◆ Given records ◆
☆ ☆ ☆ ☆ ☆ ☆ ☆

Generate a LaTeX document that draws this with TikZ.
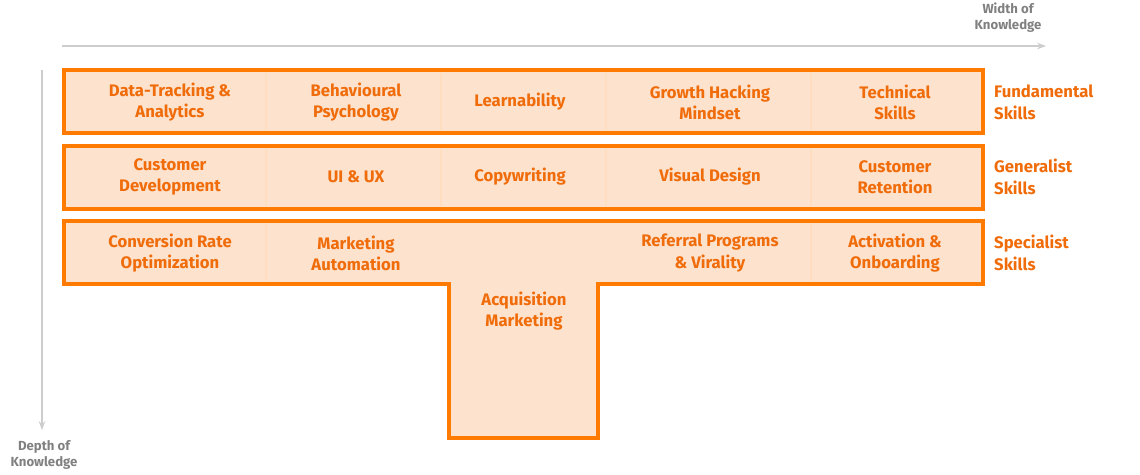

☆ ☆ ☆ ☆ ☆ ☆ ☆

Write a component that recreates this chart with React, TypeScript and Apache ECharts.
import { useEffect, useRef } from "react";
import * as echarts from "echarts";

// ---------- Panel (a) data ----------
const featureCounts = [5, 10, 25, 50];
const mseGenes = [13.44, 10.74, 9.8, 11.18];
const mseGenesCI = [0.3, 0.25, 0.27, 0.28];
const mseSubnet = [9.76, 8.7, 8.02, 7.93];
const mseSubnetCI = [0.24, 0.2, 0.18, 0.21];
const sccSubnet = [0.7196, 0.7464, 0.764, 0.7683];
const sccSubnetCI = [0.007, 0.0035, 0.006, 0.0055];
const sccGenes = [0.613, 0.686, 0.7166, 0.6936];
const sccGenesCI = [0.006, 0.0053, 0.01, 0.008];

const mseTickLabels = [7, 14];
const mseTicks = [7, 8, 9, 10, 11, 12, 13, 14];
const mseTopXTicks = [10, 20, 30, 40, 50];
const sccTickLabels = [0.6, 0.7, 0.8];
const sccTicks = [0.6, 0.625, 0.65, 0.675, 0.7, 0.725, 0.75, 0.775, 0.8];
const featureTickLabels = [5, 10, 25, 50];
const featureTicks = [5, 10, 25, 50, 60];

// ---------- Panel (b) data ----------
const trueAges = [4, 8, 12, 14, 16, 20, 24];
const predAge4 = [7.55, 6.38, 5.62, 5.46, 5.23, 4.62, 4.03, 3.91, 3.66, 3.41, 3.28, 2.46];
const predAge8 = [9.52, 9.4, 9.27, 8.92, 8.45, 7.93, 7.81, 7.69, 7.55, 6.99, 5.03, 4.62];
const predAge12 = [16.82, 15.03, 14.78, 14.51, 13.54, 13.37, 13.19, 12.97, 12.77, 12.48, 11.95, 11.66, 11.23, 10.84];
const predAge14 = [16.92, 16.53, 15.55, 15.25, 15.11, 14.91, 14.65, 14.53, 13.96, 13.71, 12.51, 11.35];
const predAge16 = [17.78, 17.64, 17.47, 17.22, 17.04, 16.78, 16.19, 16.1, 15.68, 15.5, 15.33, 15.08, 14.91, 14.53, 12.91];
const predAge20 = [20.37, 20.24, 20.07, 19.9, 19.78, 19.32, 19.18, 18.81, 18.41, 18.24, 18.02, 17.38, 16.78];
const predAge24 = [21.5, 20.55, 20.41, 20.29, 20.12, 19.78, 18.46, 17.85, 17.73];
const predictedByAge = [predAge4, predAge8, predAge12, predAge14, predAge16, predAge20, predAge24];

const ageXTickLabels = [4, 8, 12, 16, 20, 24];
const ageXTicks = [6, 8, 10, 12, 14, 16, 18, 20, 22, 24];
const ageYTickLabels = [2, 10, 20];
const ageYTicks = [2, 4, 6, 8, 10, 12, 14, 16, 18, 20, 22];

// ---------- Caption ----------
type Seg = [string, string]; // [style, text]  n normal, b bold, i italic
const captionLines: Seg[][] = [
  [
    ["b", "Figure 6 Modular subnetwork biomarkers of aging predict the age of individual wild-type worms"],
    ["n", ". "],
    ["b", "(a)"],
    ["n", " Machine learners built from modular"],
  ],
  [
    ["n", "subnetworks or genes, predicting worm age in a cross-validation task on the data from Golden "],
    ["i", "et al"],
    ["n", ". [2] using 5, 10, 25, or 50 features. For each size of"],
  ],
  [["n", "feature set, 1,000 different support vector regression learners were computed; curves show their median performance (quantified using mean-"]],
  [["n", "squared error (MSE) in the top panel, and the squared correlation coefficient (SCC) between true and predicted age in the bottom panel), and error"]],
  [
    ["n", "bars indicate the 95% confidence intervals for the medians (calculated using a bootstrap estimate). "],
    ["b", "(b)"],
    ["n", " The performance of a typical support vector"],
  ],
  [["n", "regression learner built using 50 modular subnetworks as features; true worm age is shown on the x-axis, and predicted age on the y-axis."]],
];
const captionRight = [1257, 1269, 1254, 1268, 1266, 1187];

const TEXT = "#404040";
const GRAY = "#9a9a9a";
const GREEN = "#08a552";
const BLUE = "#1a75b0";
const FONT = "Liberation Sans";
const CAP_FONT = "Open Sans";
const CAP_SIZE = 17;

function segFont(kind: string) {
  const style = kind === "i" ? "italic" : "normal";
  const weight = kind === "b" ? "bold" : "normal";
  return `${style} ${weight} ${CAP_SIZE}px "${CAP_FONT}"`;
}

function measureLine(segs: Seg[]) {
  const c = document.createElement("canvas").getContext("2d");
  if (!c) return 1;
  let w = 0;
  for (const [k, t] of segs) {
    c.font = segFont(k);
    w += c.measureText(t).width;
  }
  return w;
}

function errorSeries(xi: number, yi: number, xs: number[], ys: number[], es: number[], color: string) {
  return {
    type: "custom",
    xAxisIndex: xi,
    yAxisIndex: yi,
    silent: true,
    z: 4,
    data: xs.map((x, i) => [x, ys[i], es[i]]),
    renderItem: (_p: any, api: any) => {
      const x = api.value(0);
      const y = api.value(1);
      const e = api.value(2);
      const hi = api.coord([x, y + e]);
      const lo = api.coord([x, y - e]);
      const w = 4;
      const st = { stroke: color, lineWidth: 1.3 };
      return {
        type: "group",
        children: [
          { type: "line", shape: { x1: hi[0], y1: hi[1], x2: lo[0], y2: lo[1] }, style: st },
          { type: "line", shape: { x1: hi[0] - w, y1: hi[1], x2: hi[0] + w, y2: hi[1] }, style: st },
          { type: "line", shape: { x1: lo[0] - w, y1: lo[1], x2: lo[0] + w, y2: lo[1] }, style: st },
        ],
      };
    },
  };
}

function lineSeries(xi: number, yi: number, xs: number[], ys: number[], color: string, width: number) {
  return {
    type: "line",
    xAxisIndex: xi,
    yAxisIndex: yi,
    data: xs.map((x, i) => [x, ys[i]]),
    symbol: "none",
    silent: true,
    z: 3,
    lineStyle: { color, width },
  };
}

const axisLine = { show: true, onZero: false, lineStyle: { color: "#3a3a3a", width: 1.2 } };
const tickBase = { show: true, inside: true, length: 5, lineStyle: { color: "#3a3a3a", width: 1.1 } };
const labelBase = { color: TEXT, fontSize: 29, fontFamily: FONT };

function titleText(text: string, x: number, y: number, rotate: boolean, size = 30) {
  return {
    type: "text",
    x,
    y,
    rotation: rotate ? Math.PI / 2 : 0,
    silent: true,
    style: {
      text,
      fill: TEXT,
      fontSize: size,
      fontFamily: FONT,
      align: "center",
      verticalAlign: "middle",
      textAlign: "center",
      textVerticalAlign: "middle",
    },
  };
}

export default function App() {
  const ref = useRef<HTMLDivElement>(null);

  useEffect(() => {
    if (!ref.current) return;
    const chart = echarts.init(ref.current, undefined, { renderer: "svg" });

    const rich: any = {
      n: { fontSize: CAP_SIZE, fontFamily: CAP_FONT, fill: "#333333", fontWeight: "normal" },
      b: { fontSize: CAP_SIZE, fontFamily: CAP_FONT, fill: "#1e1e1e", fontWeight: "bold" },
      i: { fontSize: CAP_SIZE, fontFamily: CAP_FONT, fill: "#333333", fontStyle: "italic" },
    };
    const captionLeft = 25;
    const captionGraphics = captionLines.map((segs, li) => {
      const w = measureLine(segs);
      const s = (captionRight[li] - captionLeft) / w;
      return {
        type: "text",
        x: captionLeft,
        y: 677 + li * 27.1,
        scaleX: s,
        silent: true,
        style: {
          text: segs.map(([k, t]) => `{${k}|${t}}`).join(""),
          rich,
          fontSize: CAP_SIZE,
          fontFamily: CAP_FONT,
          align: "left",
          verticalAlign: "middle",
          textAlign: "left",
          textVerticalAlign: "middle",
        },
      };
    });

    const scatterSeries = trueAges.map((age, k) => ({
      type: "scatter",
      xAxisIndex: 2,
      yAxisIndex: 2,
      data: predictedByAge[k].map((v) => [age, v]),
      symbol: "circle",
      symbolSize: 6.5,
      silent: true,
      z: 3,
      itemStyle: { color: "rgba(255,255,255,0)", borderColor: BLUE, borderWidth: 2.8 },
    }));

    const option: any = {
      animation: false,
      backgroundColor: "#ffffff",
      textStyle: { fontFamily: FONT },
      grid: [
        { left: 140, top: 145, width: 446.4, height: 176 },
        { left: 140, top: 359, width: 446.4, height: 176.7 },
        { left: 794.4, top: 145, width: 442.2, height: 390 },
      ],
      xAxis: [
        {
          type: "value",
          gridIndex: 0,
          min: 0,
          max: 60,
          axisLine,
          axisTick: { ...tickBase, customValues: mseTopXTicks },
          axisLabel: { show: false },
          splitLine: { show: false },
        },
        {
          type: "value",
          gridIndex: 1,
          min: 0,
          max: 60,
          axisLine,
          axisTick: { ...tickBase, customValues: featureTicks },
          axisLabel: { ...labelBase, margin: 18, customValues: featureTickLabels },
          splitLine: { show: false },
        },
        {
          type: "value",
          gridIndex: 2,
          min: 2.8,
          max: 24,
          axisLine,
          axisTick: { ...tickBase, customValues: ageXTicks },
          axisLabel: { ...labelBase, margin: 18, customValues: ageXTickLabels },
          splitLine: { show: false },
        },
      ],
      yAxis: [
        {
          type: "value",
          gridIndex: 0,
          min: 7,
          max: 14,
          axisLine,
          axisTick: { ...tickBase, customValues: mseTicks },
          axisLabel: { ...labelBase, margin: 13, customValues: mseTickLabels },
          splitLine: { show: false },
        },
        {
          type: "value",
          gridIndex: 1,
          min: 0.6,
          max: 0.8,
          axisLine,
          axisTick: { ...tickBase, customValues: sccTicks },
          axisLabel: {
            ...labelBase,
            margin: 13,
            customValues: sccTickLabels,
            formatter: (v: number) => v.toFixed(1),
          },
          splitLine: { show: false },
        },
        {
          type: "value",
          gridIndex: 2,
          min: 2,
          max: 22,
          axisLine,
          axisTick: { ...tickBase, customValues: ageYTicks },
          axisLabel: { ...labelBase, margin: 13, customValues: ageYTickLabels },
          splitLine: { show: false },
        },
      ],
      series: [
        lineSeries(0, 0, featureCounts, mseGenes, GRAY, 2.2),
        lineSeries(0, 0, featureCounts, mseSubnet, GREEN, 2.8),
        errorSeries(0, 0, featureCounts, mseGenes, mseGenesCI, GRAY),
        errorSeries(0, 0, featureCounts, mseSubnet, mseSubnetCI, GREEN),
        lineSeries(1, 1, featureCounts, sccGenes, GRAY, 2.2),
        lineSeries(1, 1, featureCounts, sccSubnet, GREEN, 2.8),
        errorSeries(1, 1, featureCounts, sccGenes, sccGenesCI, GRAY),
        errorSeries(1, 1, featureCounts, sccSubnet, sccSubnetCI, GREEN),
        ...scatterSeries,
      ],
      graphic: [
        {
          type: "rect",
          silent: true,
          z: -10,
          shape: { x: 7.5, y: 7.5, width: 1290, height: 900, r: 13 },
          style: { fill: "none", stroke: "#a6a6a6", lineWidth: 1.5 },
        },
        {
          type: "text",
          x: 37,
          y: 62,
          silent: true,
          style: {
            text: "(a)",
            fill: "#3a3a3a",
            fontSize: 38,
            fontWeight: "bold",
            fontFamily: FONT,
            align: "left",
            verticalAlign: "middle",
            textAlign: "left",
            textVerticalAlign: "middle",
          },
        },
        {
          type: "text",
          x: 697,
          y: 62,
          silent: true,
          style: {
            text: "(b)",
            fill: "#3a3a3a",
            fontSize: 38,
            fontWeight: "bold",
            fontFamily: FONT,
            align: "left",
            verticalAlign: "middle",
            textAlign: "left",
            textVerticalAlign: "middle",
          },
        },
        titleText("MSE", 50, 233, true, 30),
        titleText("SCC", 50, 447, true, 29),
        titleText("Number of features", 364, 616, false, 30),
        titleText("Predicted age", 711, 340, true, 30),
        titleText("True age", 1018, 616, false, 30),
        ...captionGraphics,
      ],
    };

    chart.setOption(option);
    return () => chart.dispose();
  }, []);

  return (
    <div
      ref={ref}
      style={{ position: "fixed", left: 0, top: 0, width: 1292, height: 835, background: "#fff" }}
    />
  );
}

☆ ☆ ☆ ☆ ☆ ☆ ☆

◆ Exercise brief ◆
Beginning with the line containing "Write a component" and ending with the line containing "const sccGenesCI = [0.006, 0.0053, 0.01, 0.008];", extract those lines exactly from the listing above, and only those.

◆ The answer ◆
Write a component that recreates this chart with React, TypeScript and Apache ECharts.
import { useEffect, useRef } from "react";
import * as echarts from "echarts";

// ---------- Panel (a) data ----------
const featureCounts = [5, 10, 25, 50];
const mseGenes = [13.44, 10.74, 9.8, 11.18];
const mseGenesCI = [0.3, 0.25, 0.27, 0.28];
const mseSubnet = [9.76, 8.7, 8.02, 7.93];
const mseSubnetCI = [0.24, 0.2, 0.18, 0.21];
const sccSubnet = [0.7196, 0.7464, 0.764, 0.7683];
const sccSubnetCI = [0.007, 0.0035, 0.006, 0.0055];
const sccGenes = [0.613, 0.686, 0.7166, 0.6936];
const sccGenesCI = [0.006, 0.0053, 0.01, 0.008];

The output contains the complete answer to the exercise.